I am incredibly lucky that I was raised in a household that taught me that prayer had no rules, no etiquette, no expectations. It’s just opening up your heart to divine connection, whether you’re resting in love or picking a bone. In my estimation, God is a big girl just like me, and She can take whatever I throw at Her, whether that’s my anger or hope or grief or panic. Even when everything feels pointless and faith is far away, I reach for the stories at my heart’s foundation of a God who dwells with us in our suffering, a God who works for the ultimate wholeness of all creation, and then I reach out to that God. I’m not sure I believe everything happens for a reason, but it feels good not to be alone in whatever happens. I just tell God what’s going on and ask for whatever it is I need in that moment.
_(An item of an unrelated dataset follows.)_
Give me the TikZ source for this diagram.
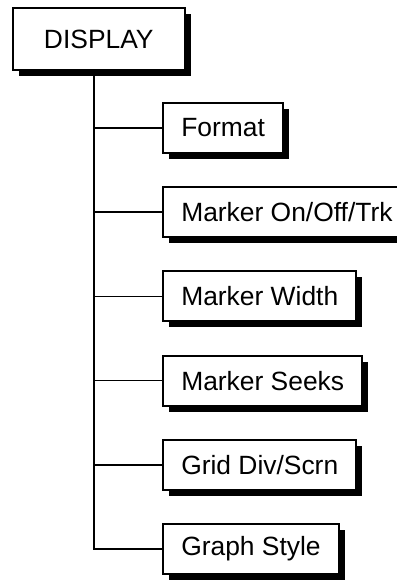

As far are rote prayer goes, I’m talking about words we’ve inherited from history preserved by the faith of many generations. The gorgeous thing about reaching for a rote prayer is that you don’t need to conjure any words of your own, especially if you’re scared or laid low with sadness or don’t know what to say. My favorites are the Our Father and the Hail Mary, and I reach for the prayer to Saint Michael when I need protection. Sometimes — and don’t tell your priest this — I will even recite the litany against fear from Frank Herbert’s Dune. I don’t care that it’s from a science fiction novel, it works.

Once A Day

Journaling with an emphasis on gratitude

This is is load-bearing for my mental health. As a writer and a verbal processor and a true Thought Daughter, my diary is my best friend. Some entries are just a sentence, some entries are pages and pages. Sometimes I vent or workshop difficult conversations, sometimes I write poems or manifestation scripts. I share my hopes and dreams, I romanticize my life, I leave record of my existence. And in all of it, I express gratitude. Gratitude is like a cold glass of water: it sustains you and keeps your mind awake and sharp.